I'm not sure where i fit in with this whole scenario - I grew up in a blue collar family, and before I decided (at 28) to go to college, I cleaned state park bathrooms, worked at a dairy plant producing buttermilk, bartended and also worked as a trail guide for a short period of time. Now as a manager of Outreach Services, I have a CDL and spend a lot of time trying to figure out why my generator doesn't run on the bookmobile. 

 

Afraid to get my hands dirty?
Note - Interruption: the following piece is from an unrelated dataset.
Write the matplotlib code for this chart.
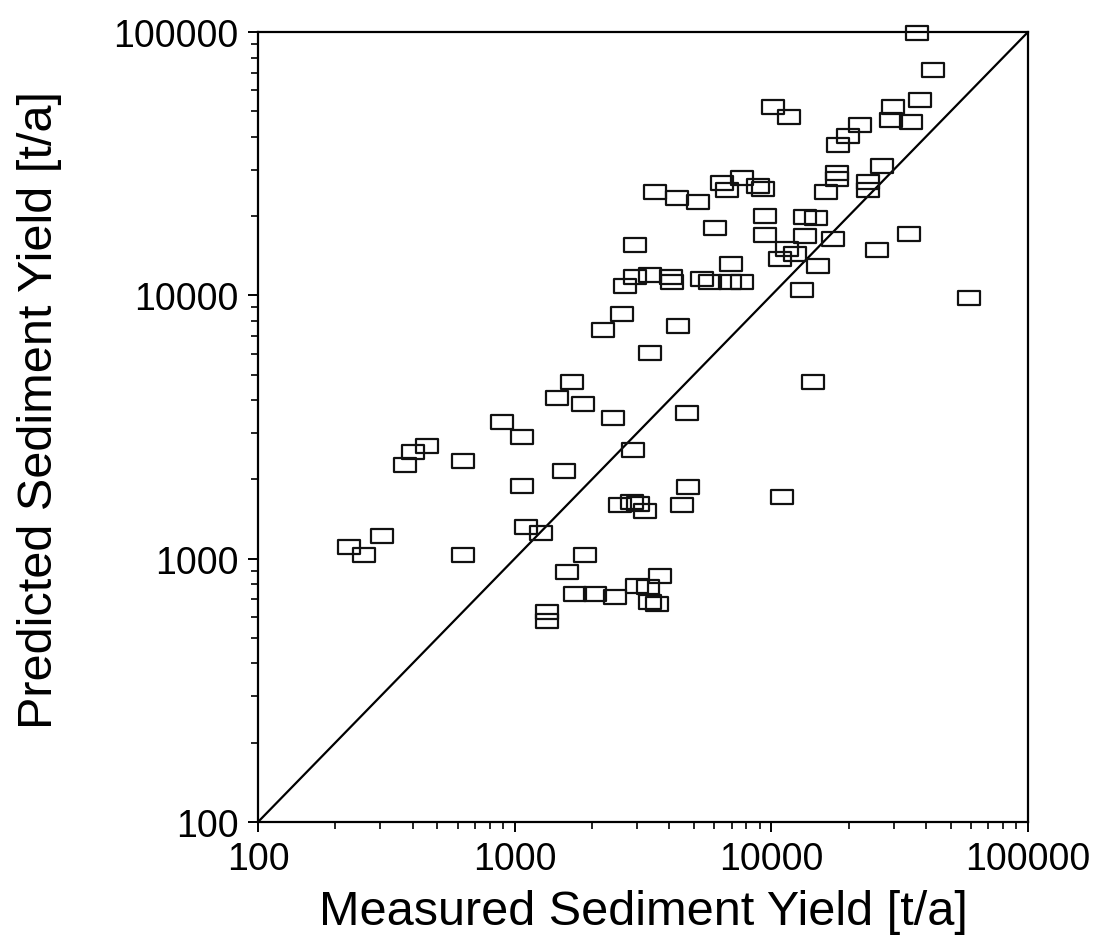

I don't think so. 
 


From: nbhilyard at zblibrary.org
To: publib at webjunction.org
Date: Mon, 6 Jul 2009 09:11:17 -0500
Subject: RE: [Publib] Monday thoughts on Sunday





The most versatile/eclectic combination of career choices I’ve come across were those of the woman who was my hairstylist when I lived in Fargo.  Misty did hair; trained horses and taught riding; gave piano lessons;  and was getting a degree in graphic design.  (And her boyfriend was a commercial pilot.)
 
Nann
@ZBPL
 

From: publib-bounces at webjunction.org [mailto:publib-bounces at webjunction.org] On Behalf Of Steve Benson
Sent: Monday, July 06, 2009 8:49 AM
To: Backwage at aol.com
Cc: publib at webjunction.org
Subject: Re: [Publib] Monday thoughts on Sunday
 

In your commentary I read the same disdain for white collar workers as they are accused of expressing towards blue collar work.  I believe that white collar work generally offers greater potential for financial success and what parent wouldn't want that opportunity for their children and wouldn't encourage them in that direction.  As an example, I don't see any prejudice within myself.  In fact some of my best friends are tradesmen and women. ;-)   The lack of desire to do a particular type of work has nothing to do with an aversion to work in general.

 

 

Myself, I don't have a single career interest so if I could wave a magic wand and assume the skills that would qualify me for other types of work, sure I might go for it on a lark - landscape architect, architect, attorney, mapmaker, professional athlete.  But I do love what I'm doing now.